Round about the time of ‘Perverted by Language’ I lost interest a bit. With his glamorous American band mate girlfriend Brix the music seemed to be getting ready for the 90’s. My mate Neil recently recently published his own playlist on Spotify, being 10 years younger Neil’s list concentrated on a more recent time of better production values, Smith even ‘sings’ on a couple of tracks, for a casual listener like me it was every bit as good as the ‘old’ Fall but I missed it at the time.
After years of listening I still haven’t got much of a clue as to what Smith is on about in his lyrics but that is not really the point, as far as I am concerned there’s enough to fire the imagination in the song titles alone ,New Face in Hell’, ‘The Man Whose Head Expanded’,’Kicker Conspiracy’ ‘Spector vs Rector’, Prole Art Threat’. These are lines that have seared themselves into my imagination I cant catch a train from King’s Cross without reflecting on the lyrics to ‘Leave the Capitol’ (‘exit this Roman shell’)
Unfortunately along with the values of no bullshit and hard work Smith had more destructive values, he had smoked heavily all his life because that’s what northern people do apparently. On his death he had lung damage. His main illicit drug of choice had been amphetamines, not surprising when you regard his prodigious output. It was the alcohol that was the real killer though. Smith liked to spend his time in pubs smoking (until the ban) and drinking. He probably had a problem with alcohol since the early 80’s. The old adage ‘the man takes a drink then the drink takes the man’ was to prove sadly true, recent clips show him drinking in a pub slurring his words and struggling with his recollections. There was also the case that most of his strident views had probably been formed by the time he was 18, he had become one of those old men out of time who are only half a paragraph away from saying something that sounds a bit racist. Performances continued as normal thanks to some enthusiastic young musicians (including girlfriend on keyboards) he had recruited. He tended to wander about fiddling with controls on amps (probably the ultimate insult to any self respecting guitarist). When he appeared at Glastonbury with what appeared to be a large urine stain down his trousers things had just got a bit too real.
Like most individualists you had to take Smith on his own terms, he said what he believed and and you either accepted that or not. People like that attract their fair share of sycophants because they are strong personality’s. Reading his biography us was stuck by his similarity to John Lydon (and curiously Ginger Baker), Smith was a lot funnier though.
Maybe it’s the nature of my Facebook feed but most of his obituaries are from 40-50 year old male intellectuals, despite such a long and active career the mainstream media seemed a lot more interested in the death of the singer from the Cranberries , I haven’t heard a mention of Smith on anything more mainstream than 6Music. I get the impression that when Paul Weller or one of the Gallagher brothers pass on there will be an awful lot of old men crying into their beer. For better or worse people really loved that music, its the sort of music that people sing at Karaoke or play at their weddings.

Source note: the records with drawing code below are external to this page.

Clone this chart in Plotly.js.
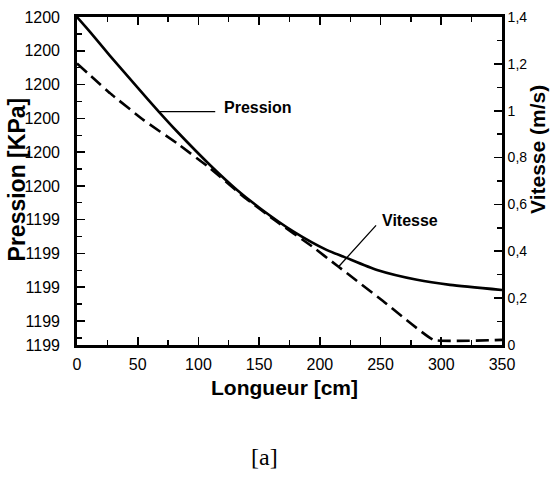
<!DOCTYPE html>
<html>
<head>
<meta charset="utf-8">
<script src="https://cdn.plot.ly/plotly-3.0.1.min.js"></script>
<style>html,body{margin:0;padding:0;background:#fff;}#chart{width:551px;height:477px;}</style>
</head>
<body>
<div id="chart"></div>
<script>
// Longueur [cm] positions for the pressure curve
const xPression = [0, 10.7, 27.2, 49.4, 67.3, 82.4, 109.5, 131.8, 150.7, 178.7, 205.9, 219.9, 247.1, 280, 307.2, 350];
// Pression [KPa]
const pression = [1200.000, 1199.956, 1199.885, 1199.793, 1199.720, 1199.661, 1199.562, 1199.488, 1199.434, 1199.364, 1199.310, 1199.290, 1199.251, 1199.222, 1199.207, 1199.192];
// Longueur [cm] positions for the velocity curve
const xVitesse = [0, 27.4, 54.9, 82.3, 109.7, 137.2, 164.6, 192.0, 215.4, 252.0, 293.5, 350];
// Vitesse (m/s)
const vitesse = [1.202, 1.074, 0.960, 0.861, 0.754, 0.633, 0.526, 0.427, 0.334, 0.188, 0.022, 0.022];

// Axis ticks
const xTicks = [0, 50, 100, 150, 200, 250, 300, 350];
const pTickVals = [1200.0, 1199.9, 1199.8, 1199.7, 1199.6, 1199.5, 1199.4, 1199.3, 1199.2, 1199.1, 1199.029];
const pTickText = ["1200", "1200", "1200", "1200", "1200", "1200", "1199", "1199", "1199", "1199", "1199"];
const vTickVals = [0, 0.2, 0.4, 0.6, 0.8, 1.0, 1.2, 1.4];
const vTickText = ["0", "0,2", "0,4", "0,6", "0,8", "1", "1,2", "1,4"];

const FONT = 'Arial, "Liberation Sans", sans-serif';
const SERIF = '"Times New Roman", "Liberation Serif", serif';

const traces = [
  {x: xPression, y: pression, yaxis: 'y', type: 'scatter', mode: 'lines',
   line: {color: '#000', width: 2.6, shape: 'spline', smoothing: 0.6}, name: 'Pression'},
  {x: xVitesse, y: vitesse, yaxis: 'y2', type: 'scatter', mode: 'lines',
   line: {color: '#000', width: 2.6, dash: '13px,6px', shape: 'spline', smoothing: 0.3}, name: 'Vitesse'}
];

const axisCommon = {
  showgrid: false, zeroline: false, showline: true, linecolor: '#000', linewidth: 2.8,
  ticks: 'inside', ticklen: 8, tickwidth: 1.6, tickcolor: '#000'
};

const layout = {
  width: 551, height: 477,
  margin: {l: 77, r: 49, t: 17, b: 132},
  paper_bgcolor: '#fff', plot_bgcolor: '#fff',
  showlegend: false,
  font: {family: FONT, color: '#000'},
  xaxis: Object.assign({}, axisCommon, {
    range: [0, 350], tickmode: 'array', tickvals: xTicks, ticktext: xTicks.map(String),
    mirror: 'ticks', ticklabelstandoff: 3, tickfont: {size: 16, family: FONT, color: '#000'},
    minor: {tick0: 0, dtick: 25, ticks: 'inside', ticklen: 5, tickwidth: 1.4, tickcolor: '#000'}
  }),
  yaxis: Object.assign({}, axisCommon, {
    range: [1199.029, 1200.0], tickmode: 'array', tickvals: pTickVals, ticktext: pTickText,
    ticklabelstandoff: 11, tickfont: {size: 16, family: FONT, color: '#000'},
    minor: {tick0: 1200, dtick: 0.05, ticks: 'inside', ticklen: 5, tickwidth: 1.4, tickcolor: '#000'}
  }),
  yaxis2: Object.assign({}, axisCommon, {
    overlaying: 'y', side: 'right', range: [0, 1.4],
    tickmode: 'array', tickvals: vTickVals, ticktext: vTickText,
    ticklabelstandoff: 0, tickfont: {size: 14, family: FONT, color: '#000'},
    minor: {tick0: 0, dtick: 0.1, ticks: 'inside', ticklen: 5, tickwidth: 1.4, tickcolor: '#000'}
  }),
  annotations: [
    {xref: 'paper', yref: 'paper', x: -0.141, y: 0.505, xanchor: 'center', yanchor: 'middle',
     text: 'Pression [KPa]', showarrow: false,
     textangle: -90, font: {family: FONT, size: 23, color: '#000', weight: 'bold'}},
    {xref: 'paper', yref: 'paper', x: 1.085, y: 0.595, xanchor: 'center', yanchor: 'middle',
     text: 'Vitesse (m/s)', showarrow: false,
     textangle: -90, font: {family: FONT, size: 21, color: '#000', weight: 'bold'}},
    {xref: 'paper', yref: 'paper', x: 0.489, y: -0.131, xanchor: 'center', yanchor: 'middle',
     text: 'Longueur [cm]', showarrow: false,
     font: {family: FONT, size: 21, color: '#000', weight: 'bold'}},
    {xref: 'paper', yref: 'paper', x: 0.44, y: -0.34, xanchor: 'center', yanchor: 'middle',
     text: '[a]', showarrow: false,
     font: {family: SERIF, size: 24, color: '#000'}},
    // Pression pointer
    {xref: 'x', yref: 'y', x: 67.3, y: 1199.720, text: ' ', font: {size: 1}, showarrow: true,
     arrowhead: 0, arrowwidth: 1.3, arrowcolor: '#000', ax: 58, ay: 0, standoff: 0},
    {xref: 'x', yref: 'y', x: 67.3, y: 1199.720, text: 'Pression', showarrow: false,
     xanchor: 'left', yanchor: 'middle', xshift: 63, yshift: 4,
     font: {family: FONT, size: 16, color: '#000', weight: 'bold'}},
    // Vitesse pointer
    {xref: 'x', yref: 'y2', x: 215.4, y: 0.334, text: ' ', font: {size: 1}, showarrow: true,
     arrowhead: 0, arrowwidth: 1.3, arrowcolor: '#000', ax: 39, ay: -43, standoff: 0},
    {xref: 'x', yref: 'y2', x: 215.4, y: 0.334, text: 'Vitesse', showarrow: false,
     xanchor: 'left', yanchor: 'middle', xshift: 41, yshift: 46,
     font: {family: FONT, size: 16, color: '#000', weight: 'bold'}}
  ]
};

Plotly.newPlot('chart', traces, layout, {displayModeBar: false, staticPlot: true});
</script>
</body>
</html>
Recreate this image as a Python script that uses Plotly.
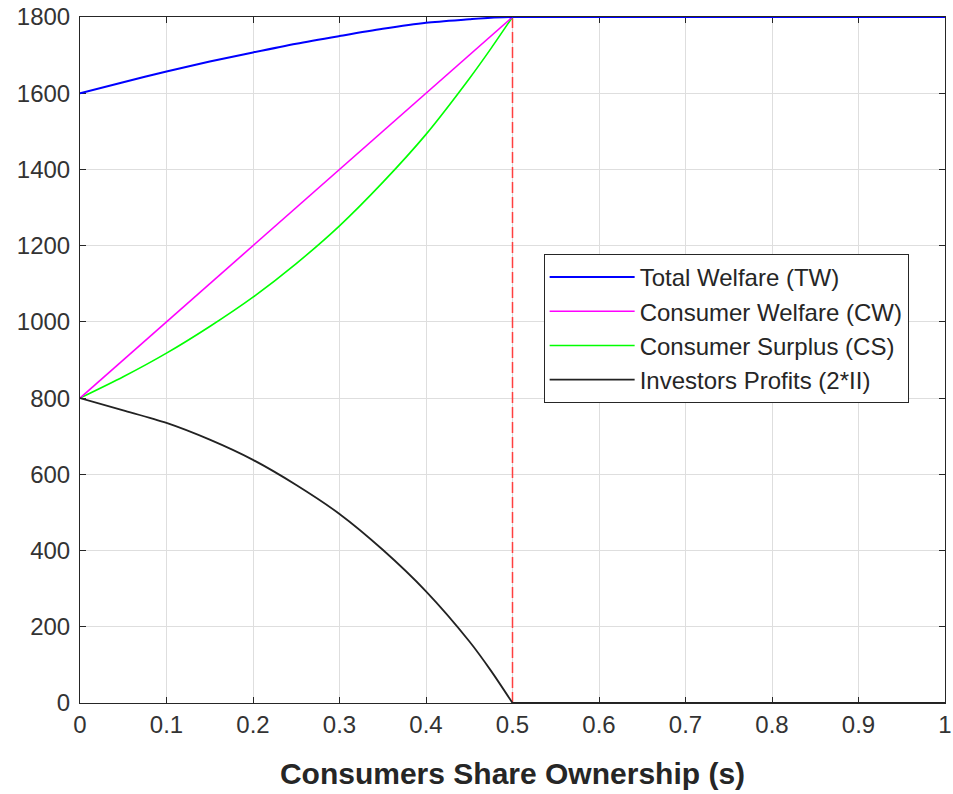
import plotly.graph_objects as go

# Consumers share ownership (s), up to the threshold s = 0.5
s = [0, 0.05, 0.1, 0.15, 0.2, 0.25, 0.3, 0.35, 0.4, 0.45, 0.475, 0.5]

tw = [1600, 1629, 1657, 1683, 1707, 1730, 1750, 1769, 1785, 1794, 1798, 1800]
cw = [800, 900, 1000, 1100, 1200, 1300, 1400, 1500, 1600, 1700, 1750, 1800]
cs = [800, 856, 918, 988, 1065, 1153, 1252, 1366, 1492, 1638, 1717, 1800]
inv = [800, 768, 735, 691, 638, 572, 496, 402, 293, 162, 85, 0]

# beyond the threshold (s from 0.5 to 1)
s_tail = [0.5, 1.0]
tw_tail = [1800, 1800]
inv_tail = [0, 0]

s_star = [0.5, 0.5]
s_star_y = [0, 1800]

x_ticks = [0, 0.1, 0.2, 0.3, 0.4, 0.5, 0.6, 0.7, 0.8, 0.9, 1]
x_tick_text = ["0", "0.1", "0.2", "0.3", "0.4", "0.5", "0.6", "0.7", "0.8", "0.9", "1"]
y_ticks = [0, 200, 400, 600, 800, 1000, 1200, 1400, 1600, 1800]

names = ["Total Welfare (TW)", "Consumer Welfare (CW)",
         "Consumer Surplus (CS)", "Investors Profits (2*II)"]

FONT = "Liberation Sans, Arial, sans-serif"
BLUE, MAG, GRN, BLK = "#0000ff", "#ff00ff", "#00ff00", "#222222"

fig = go.Figure()
fig.add_trace(go.Scatter(x=s_star, y=s_star_y, mode="lines", showlegend=False,
                         line=dict(color="#ff4040", width=1.5, dash="11px,4px")))
fig.add_trace(go.Scatter(x=s, y=cs, mode="lines", name=names[2], legendrank=3,
                         legendgroup="cs",
                         line=dict(color=GRN, width=1.6, shape="spline", smoothing=0.8)))
fig.add_trace(go.Scatter(x=s, y=cw, mode="lines", name=names[1], legendrank=2,
                         legendgroup="cw",
                         line=dict(color=MAG, width=1.6)))
fig.add_trace(go.Scatter(x=s, y=tw, mode="lines", name=names[0], legendrank=1,
                         legendgroup="tw", cliponaxis=False,
                         line=dict(color=BLUE, width=2, shape="spline", smoothing=0.8)))
fig.add_trace(go.Scatter(x=s_tail, y=tw_tail, mode="lines", showlegend=False,
                         legendgroup="tw", cliponaxis=False,
                         line=dict(color=BLUE, width=2)))
fig.add_trace(go.Scatter(x=s, y=inv, mode="lines", name=names[3], legendrank=4,
                         legendgroup="inv",
                         line=dict(color=BLK, width=1.8, shape="spline", smoothing=0.8)))
fig.add_trace(go.Scatter(x=s_tail, y=inv_tail, mode="lines", showlegend=False,
                         legendgroup="inv", cliponaxis=False,
                         line=dict(color=BLK, width=2.2)))

axis_common = dict(
    showline=True, linecolor="#262626", linewidth=1, mirror="ticks",
    ticks="inside", ticklen=6, tickcolor="#262626", tickwidth=1,
    showgrid=True, gridcolor="#dedede", gridwidth=1, zeroline=False,
    tickfont=dict(family=FONT, size=24, color="#333333"),
    automargin=False, ticklabeloverflow="allow", layer="below traces",
)

fig.update_layout(
    width=953, height=794,
    margin=dict(l=80, r=8, t=17, b=91),
    paper_bgcolor="white", plot_bgcolor="white",
    xaxis=dict(range=[0, 1], tickvals=x_ticks, ticktext=x_tick_text,
               title=dict(text="<b>Consumers Share Ownership (s)</b>",
                          font=dict(family=FONT, size=30, color="#262626"),
                          standoff=26),
               **axis_common),
    yaxis=dict(range=[0, 1800], tickvals=y_ticks, ticklabelstandoff=4,
               **axis_common),
    legend=dict(x=0.536, y=0.6545, xanchor="left", yanchor="top",
                bgcolor="white", bordercolor="#262626", borderwidth=1,
                font=dict(family=FONT, size=24, color="#262626"),
                tracegroupgap=0, traceorder="grouped", itemwidth=85),
    showlegend=True,
)

# remove the default page margin so the figure fills the window exactly
fig.write_html("out.html", config={"displayModeBar": False},
               post_script="document.body.style.margin='0';document.body.style.overflow='hidden';")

Like Sun Ra or Can or Beefheart, Smiths music will be admired rather than loved, at least for as long as John Peel is dead. The Fall is still music for what we used to call ‘heads’ in the 70’s the sort of people who take delight in music that is ‘challenging’.
I suspect that Smith himself would not have given a shit about his legacy. These days that’s the most refreshing thing of all. Smith would never revisit a classic line up or tour a classic album like so many of his peers have been tempted to do, there would be no 40th anniversary tours or re- imaginings of Hex Induction Hour with strings.